--- Provided records ---
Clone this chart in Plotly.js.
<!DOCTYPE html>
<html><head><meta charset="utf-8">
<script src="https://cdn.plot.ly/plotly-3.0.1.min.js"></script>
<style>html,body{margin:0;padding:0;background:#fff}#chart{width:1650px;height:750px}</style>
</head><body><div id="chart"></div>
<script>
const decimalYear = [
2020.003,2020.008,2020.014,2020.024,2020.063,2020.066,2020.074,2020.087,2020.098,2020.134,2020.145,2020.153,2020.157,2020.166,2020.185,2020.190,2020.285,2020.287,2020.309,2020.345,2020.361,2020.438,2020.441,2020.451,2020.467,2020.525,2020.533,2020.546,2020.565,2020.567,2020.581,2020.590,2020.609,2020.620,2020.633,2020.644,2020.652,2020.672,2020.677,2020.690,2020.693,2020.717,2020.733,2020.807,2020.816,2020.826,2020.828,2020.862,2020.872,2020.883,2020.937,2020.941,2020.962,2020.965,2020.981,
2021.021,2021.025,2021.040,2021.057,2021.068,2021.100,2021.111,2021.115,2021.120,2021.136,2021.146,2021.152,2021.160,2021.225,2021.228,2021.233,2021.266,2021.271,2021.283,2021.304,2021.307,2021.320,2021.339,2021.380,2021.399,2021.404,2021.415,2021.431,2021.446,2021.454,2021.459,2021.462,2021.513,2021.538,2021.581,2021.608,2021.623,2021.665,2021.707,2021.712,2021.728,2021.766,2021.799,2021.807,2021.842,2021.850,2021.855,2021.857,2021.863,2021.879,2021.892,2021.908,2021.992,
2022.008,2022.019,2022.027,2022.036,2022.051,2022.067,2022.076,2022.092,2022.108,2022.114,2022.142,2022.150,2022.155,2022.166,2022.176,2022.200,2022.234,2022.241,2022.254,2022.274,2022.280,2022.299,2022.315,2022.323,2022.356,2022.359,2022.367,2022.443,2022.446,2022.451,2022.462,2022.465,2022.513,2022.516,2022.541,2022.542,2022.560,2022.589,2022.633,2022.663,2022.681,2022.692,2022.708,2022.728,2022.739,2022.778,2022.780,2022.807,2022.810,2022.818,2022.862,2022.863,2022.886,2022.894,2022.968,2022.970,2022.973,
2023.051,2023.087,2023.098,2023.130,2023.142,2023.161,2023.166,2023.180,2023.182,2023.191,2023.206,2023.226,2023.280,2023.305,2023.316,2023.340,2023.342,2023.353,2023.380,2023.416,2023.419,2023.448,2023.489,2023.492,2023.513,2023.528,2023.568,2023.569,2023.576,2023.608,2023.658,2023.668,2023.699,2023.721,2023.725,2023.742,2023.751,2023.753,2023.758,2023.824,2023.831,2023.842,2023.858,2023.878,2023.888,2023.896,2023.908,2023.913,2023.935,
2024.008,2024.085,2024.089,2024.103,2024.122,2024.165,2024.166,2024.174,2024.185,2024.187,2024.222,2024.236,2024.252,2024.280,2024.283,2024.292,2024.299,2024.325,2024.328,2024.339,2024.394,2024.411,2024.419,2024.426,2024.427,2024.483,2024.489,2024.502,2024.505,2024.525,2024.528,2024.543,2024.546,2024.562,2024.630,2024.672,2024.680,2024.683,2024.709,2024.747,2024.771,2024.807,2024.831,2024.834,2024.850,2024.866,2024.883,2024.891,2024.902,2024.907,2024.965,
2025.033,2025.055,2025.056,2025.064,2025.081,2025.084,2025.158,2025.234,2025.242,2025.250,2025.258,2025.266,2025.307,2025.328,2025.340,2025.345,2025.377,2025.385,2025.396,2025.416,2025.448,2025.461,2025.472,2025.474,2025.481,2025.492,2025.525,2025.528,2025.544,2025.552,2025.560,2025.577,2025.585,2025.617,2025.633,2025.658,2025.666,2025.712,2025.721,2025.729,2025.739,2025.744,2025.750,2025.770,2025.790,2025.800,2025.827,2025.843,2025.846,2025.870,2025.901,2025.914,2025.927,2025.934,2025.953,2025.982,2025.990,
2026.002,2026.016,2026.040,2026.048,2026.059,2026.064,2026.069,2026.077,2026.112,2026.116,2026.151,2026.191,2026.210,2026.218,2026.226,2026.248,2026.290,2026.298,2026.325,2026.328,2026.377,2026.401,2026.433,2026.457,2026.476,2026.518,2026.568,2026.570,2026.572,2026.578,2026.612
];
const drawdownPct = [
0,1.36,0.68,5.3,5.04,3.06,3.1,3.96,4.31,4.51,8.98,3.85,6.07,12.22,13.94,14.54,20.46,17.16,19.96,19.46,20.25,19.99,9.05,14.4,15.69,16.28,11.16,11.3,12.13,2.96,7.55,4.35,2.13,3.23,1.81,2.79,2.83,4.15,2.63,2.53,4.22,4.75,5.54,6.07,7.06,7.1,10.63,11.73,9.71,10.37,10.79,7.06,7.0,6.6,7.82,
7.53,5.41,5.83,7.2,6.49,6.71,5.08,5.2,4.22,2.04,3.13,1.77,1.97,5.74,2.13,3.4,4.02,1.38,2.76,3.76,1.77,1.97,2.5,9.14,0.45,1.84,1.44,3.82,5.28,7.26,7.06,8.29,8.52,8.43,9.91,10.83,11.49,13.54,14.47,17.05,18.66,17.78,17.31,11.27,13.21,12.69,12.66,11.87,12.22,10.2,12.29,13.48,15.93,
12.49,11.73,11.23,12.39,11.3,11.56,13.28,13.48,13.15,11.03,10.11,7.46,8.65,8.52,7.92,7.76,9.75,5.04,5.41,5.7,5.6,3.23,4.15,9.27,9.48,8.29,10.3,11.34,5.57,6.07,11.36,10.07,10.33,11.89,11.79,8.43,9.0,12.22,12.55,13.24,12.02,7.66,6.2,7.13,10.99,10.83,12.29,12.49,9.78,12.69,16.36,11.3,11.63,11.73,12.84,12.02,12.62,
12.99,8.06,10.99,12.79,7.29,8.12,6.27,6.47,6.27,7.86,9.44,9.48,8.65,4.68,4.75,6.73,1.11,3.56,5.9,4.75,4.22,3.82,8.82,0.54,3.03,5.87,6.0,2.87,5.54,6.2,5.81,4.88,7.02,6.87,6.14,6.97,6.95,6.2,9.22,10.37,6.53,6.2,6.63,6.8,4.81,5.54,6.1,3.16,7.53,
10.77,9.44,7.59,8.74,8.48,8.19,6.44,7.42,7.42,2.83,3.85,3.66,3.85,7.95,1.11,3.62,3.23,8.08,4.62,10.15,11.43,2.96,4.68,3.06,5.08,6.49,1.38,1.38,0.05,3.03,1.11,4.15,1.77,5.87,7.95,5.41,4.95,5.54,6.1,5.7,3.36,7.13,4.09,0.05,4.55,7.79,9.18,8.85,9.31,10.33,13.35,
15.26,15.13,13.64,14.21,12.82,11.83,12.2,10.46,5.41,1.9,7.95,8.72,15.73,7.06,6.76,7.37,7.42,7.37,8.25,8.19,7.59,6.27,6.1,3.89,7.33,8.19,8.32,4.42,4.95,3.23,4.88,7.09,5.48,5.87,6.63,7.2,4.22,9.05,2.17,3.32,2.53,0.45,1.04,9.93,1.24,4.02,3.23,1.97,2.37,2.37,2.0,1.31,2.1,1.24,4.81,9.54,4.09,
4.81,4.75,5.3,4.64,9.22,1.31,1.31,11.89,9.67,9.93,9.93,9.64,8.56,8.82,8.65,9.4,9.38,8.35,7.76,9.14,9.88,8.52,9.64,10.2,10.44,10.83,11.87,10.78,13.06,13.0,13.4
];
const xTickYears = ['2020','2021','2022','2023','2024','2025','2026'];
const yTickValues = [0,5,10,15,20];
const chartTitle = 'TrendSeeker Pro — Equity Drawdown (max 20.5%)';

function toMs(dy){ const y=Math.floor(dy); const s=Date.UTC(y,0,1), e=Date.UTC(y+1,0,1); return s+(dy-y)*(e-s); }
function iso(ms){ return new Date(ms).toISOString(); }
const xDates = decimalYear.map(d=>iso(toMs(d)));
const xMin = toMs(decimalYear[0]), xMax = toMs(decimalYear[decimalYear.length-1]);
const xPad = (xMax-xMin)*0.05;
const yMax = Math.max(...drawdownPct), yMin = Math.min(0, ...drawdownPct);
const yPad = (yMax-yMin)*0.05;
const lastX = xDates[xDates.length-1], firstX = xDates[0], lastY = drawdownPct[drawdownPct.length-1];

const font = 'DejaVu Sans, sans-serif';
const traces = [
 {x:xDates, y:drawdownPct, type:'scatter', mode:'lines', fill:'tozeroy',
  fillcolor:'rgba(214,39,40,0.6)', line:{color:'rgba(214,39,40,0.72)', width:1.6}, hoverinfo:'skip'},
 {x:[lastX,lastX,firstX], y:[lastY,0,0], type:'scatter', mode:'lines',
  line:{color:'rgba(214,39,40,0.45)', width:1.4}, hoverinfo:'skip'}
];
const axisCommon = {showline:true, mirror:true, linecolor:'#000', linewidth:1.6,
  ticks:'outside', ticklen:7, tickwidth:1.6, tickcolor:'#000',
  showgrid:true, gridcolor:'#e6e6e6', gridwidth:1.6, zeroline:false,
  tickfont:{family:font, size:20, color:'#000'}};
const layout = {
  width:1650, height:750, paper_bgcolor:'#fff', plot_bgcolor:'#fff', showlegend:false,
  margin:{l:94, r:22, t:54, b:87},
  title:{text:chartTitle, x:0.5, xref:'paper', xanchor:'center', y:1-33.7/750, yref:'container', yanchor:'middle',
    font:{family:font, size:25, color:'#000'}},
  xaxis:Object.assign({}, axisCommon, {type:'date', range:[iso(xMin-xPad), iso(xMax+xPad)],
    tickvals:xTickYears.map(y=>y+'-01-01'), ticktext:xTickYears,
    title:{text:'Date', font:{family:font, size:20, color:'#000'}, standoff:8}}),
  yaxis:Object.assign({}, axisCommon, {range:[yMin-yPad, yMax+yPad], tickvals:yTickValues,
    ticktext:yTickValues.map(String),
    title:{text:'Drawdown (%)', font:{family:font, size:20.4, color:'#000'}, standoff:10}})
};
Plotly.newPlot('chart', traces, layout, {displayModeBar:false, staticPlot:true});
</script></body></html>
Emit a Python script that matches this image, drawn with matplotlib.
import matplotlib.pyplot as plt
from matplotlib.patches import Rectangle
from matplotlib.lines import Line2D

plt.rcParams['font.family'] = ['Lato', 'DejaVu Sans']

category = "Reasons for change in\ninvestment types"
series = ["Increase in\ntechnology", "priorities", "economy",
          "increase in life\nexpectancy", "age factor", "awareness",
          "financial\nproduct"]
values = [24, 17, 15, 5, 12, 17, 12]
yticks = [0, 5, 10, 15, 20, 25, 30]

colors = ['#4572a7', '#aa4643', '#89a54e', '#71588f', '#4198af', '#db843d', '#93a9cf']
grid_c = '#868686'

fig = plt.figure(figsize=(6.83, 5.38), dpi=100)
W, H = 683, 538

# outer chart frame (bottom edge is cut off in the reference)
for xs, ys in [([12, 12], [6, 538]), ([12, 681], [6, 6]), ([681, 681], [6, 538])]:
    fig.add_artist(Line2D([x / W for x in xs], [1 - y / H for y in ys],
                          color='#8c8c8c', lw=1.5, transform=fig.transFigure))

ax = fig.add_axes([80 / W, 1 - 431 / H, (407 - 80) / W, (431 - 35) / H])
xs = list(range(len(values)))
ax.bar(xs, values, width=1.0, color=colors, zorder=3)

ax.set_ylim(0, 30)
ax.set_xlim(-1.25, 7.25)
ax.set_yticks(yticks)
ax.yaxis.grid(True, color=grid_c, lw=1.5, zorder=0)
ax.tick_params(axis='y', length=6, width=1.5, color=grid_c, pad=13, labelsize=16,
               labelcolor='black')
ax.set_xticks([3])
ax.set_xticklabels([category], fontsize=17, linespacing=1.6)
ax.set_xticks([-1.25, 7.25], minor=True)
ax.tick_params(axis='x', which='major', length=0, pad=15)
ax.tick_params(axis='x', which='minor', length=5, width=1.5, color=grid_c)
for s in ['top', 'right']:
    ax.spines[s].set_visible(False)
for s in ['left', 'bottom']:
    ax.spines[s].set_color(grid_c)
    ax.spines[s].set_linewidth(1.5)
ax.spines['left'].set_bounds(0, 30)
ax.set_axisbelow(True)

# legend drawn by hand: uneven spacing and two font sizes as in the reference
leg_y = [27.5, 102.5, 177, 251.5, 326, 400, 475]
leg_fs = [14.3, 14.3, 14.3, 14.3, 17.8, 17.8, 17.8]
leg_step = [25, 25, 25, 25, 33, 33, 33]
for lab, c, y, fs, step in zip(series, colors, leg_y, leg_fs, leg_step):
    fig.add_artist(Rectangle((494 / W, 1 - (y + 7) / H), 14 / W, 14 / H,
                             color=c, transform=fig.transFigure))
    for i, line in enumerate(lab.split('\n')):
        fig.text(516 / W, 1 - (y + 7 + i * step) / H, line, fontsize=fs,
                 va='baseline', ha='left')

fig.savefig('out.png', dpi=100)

--- Directions ---
Using the data above, transcribe the lines that run from the line with "Emit a Python" to the line with "W, H = 683, 538", both ends kept, and output nothing else.

--- Answer below ---
Emit a Python script that matches this image, drawn with matplotlib.
import matplotlib.pyplot as plt
from matplotlib.patches import Rectangle
from matplotlib.lines import Line2D

plt.rcParams['font.family'] = ['Lato', 'DejaVu Sans']

category = "Reasons for change in\ninvestment types"
series = ["Increase in\ntechnology", "priorities", "economy",
          "increase in life\nexpectancy", "age factor", "awareness",
          "financial\nproduct"]
values = [24, 17, 15, 5, 12, 17, 12]
yticks = [0, 5, 10, 15, 20, 25, 30]

colors = ['#4572a7', '#aa4643', '#89a54e', '#71588f', '#4198af', '#db843d', '#93a9cf']
grid_c = '#868686'

fig = plt.figure(figsize=(6.83, 5.38), dpi=100)
W, H = 683, 538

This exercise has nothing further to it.